When Sal dismissed them with a wave of the hand, Vincent was the first out of his seat. He dumped the scotch and headed for the door, but Giovanni cut him off. “I think we are making a mistake, Doc. It will do us no good ignoring them now.”

“We’re not ignoring them,” Vincent said. “We’re just not going to instigate a fight. The last thing we need is violence on our streets over things that have nothing to do with us.”

Vincent headed for his rental car when Giovanni’s voice rang out once more. “Just because we do not know of anything does not mean they have not violated us. There will be war.”

5

Carmine pulled the last clean shirt off the hanger in his closet. The small piles of laundry had morphed into mountains, every piece of clothing he owned now dirty on the floor. Usually it wouldn’t have gotten that far, as he would have taken them to the local laundry service, but he had a problem—he was broke.

He strolled through the library to the other side of the floor and grabbed Dominic’s doorknob, his brow furrowing when it wouldn’t turn. He could hear voices inside and pounded on the door.

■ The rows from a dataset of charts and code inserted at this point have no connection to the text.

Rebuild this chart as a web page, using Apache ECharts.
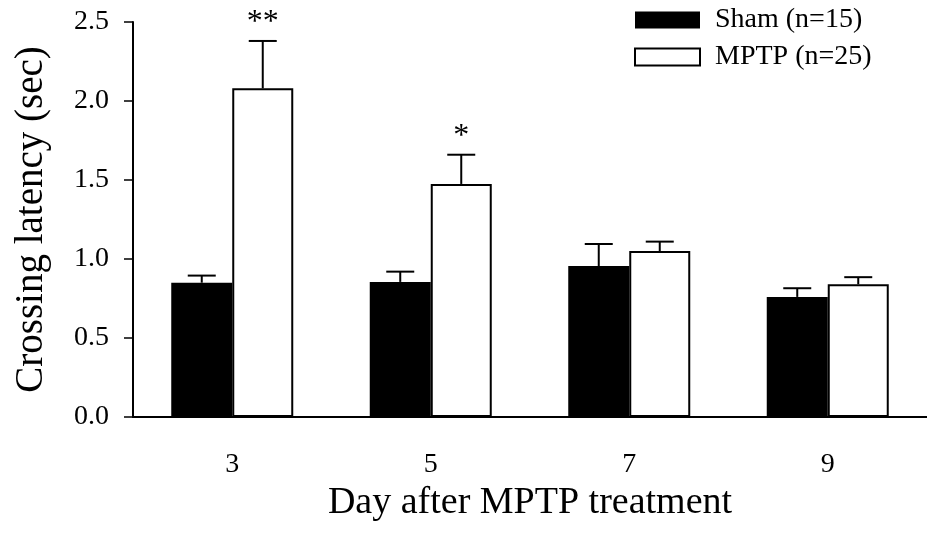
<!DOCTYPE html>
<html>
<head>
<meta charset="utf-8">
<script src="https://cdn.jsdelivr.net/npm/echarts@6/dist/echarts.min.js"></script>
<style>html,body{margin:0;padding:0;background:#fff}#c{width:927px;height:533px}</style>
</head>
<body>
<div id="c"></div>
<script>
var days = ['3', '5', '7', '9'];
var shamMean = [0.85, 0.855, 0.955, 0.76];
var shamErr = [0.045, 0.065, 0.14, 0.055];
var mptpMean = [2.08, 1.475, 1.05, 0.84];
var mptpErr = [0.30, 0.185, 0.06, 0.045];
var stars = ['**', '*', '', ''];
var yTicks = [0, 0.5, 1.0, 1.5, 2.0, 2.5];

var FONT = 'Liberation Serif';
var BW = 61;

function errSeries(name, means, errs, side, marks) {
  return {
    type: 'custom',
    name: name + ' err',
    z: 5,
    silent: true,
    data: means.map(function (m, i) { return [i, m, errs[i]]; }),
    renderItem: function (params, api) {
      var i = api.value(0), m = api.value(1), e = api.value(2);
      var base = api.coord([i, m]);
      var top = api.coord([i, m + e]);
      var x = base[0] + side * BW / 2;
      var children = [
        { type: 'line', shape: { x1: x, y1: base[1], x2: x, y2: top[1] }, style: { stroke: '#000', lineWidth: 2 } },
        { type: 'line', shape: { x1: x - 14, y1: top[1], x2: x + 14, y2: top[1] }, style: { stroke: '#000', lineWidth: 2 } }
      ];
      var s = marks ? marks[i] : '';
      if (s) {
        children.push({ type: 'text', style: { text: s, x: x, y: top[1] - 18, align: 'center', verticalAlign: 'middle', font: '32px "' + FONT + '"', fill: '#000' } });
      }
      return { type: 'group', children: children };
    }
  };
}

var chart = echarts.init(document.getElementById('c'), null, { renderer: 'canvas' });
chart.setOption({
  animation: false,
  backgroundColor: '#fff',
  grid: { left: 133, top: 22, width: 800, bottom: 116, containLabel: false },
  legend: {
    orient: 'vertical',
    left: 634, top: 6,
    padding: 0,
    itemWidth: 65, itemHeight: 17,
    itemGap: 9,
    selectedMode: false,
    textStyle: { fontFamily: FONT, fontSize: 28, color: '#000', padding: [0, 0, 0, 10] },
    data: [
      { name: 'Sham (n=15)', icon: 'rect', itemStyle: { color: '#000', borderColor: '#000', borderWidth: 0 } },
      { name: 'MPTP (n=25)', icon: 'rect', itemStyle: { color: '#fff', borderColor: '#000', borderWidth: 2 } }
    ]
  },
  xAxis: {
    type: 'category',
    data: days,
    name: 'Day after MPTP treatment',
    nameLocation: 'middle',
    nameGap: 59,
    nameTextStyle: { fontFamily: FONT, fontSize: 38, color: '#000' },
    axisLine: { lineStyle: { color: '#000', width: 2 } },
    axisTick: { alignWithLabel: true, length: 9, lineStyle: { color: '#000', width: 1.5 } },
    axisLabel: { margin: 34, fontFamily: FONT, fontSize: 28, color: '#000' }
  },
  yAxis: {
    type: 'value',
    min: 0, max: 2.5, interval: 0.5,
    name: 'Crossing latency (sec)',
    nameLocation: 'middle',
    nameGap: 82,
    nameTextStyle: { fontFamily: FONT, fontSize: 39, color: '#000' },
    axisLine: { show: true, lineStyle: { color: '#000', width: 2 } },
    axisTick: { show: true, length: 9, lineStyle: { color: '#000', width: 1.5 } },
    splitLine: { show: false },
    axisLabel: {
      margin: 24, fontFamily: FONT, fontSize: 28, color: '#000',
      formatter: function (v) { return yTicks.indexOf(v) >= 0 ? v.toFixed(1) : ''; }
    }
  },
  series: [
    {
      type: 'bar', name: 'Sham (n=15)', data: shamMean, barWidth: BW, barGap: '0%',
      itemStyle: { color: '#000', borderColor: '#000', borderWidth: 0 }
    },
    {
      type: 'bar', name: 'MPTP (n=25)', data: mptpMean, barWidth: BW, barGap: '0%',
      itemStyle: { color: '#fff', borderColor: '#000', borderWidth: 2 }
    },
    errSeries('Sham', shamMean, shamErr, -1, null),
    errSeries('MPTP', mptpMean, mptpErr, 1, stars)
  ]
});
</script>
</body>
</html>
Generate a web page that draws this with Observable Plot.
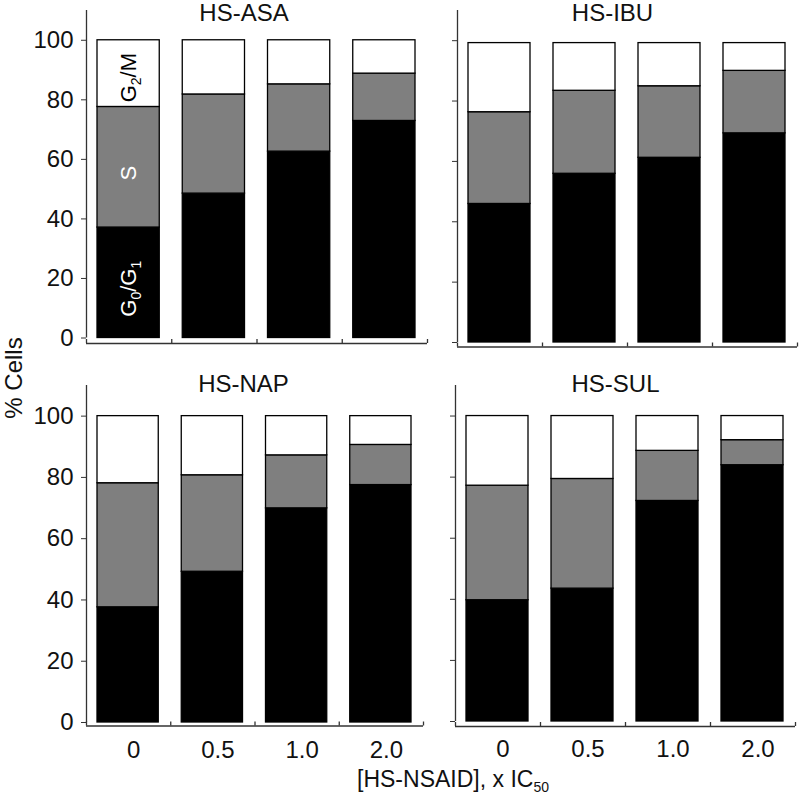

Dominic opened it. “What?”

Carmine noticed Tess lying across the bed in one of Dominic’s shirts, and cringed at the mental image of what he’d interrupted. “I need some money. My clothes are dirty.”

“You want money?”

“Yeah, a loan.”

“You have a funny way of asking, bro,” Dominic said. “And how are you going to pay me back when you don’t have a job?”

Carmine shrugged. “I’ll figure it out.”

“Yeah, you will,” Dominic said. “You’ll figure out how to do your own damn laundry.”

The door slammed in Carmine’s face. Tess laughed inside the room as Carmine punched the wall before heading back to his bedroom. He grabbed his cell phone and dialed Dia’s home number, breathing a sigh of relief when she answered. “What do you want, Carmine?”

“What makes you think I want something?”

“Because I know you,” she said. “You don’t call to chitchat.”

He sighed. “My laundry needs done.”

“You want me to do your laundry?”

“Yes. I don’t know who else to ask.”

“Well, how much money do you have?”

“None.”

All he heard was the sound of laughter before Dia hung up.

Irritated, he picked up armfuls of clothes and tossed them in the hamper before dragging it downstairs. As soon as he reached the laundry room, he heard the humming, soft and sweet like a lullaby. Haven stood in front of the dryer, folding clothes. She glanced at him apprehensively as she quieted, her eyes darting from him to his overfull hamper. He lugged it into the room and opened the washing machine hatch, shoving all the clothes into it. It overflowed, and he had to push on them to get the door closed. He looked around for some detergent and caught Haven’s eyes again as she gaped at him, holding a pair of pants.

He wasn’t sure what her problem was, but he was too aggravated to deal with it. Another week had passed with her avoiding him, dodging from rooms before he could say hello.

“So, where’s the soap?” he asked. “You know, the Tide or whatever we use around here?”

Haven reached behind her and opened a small cabinet, pulling out a jug of laundry detergent. Carmine opened the washer again as he took it from her, and he was about to pour it straight in when Haven sharply inhaled.

The intake of breath stalled him. “What?”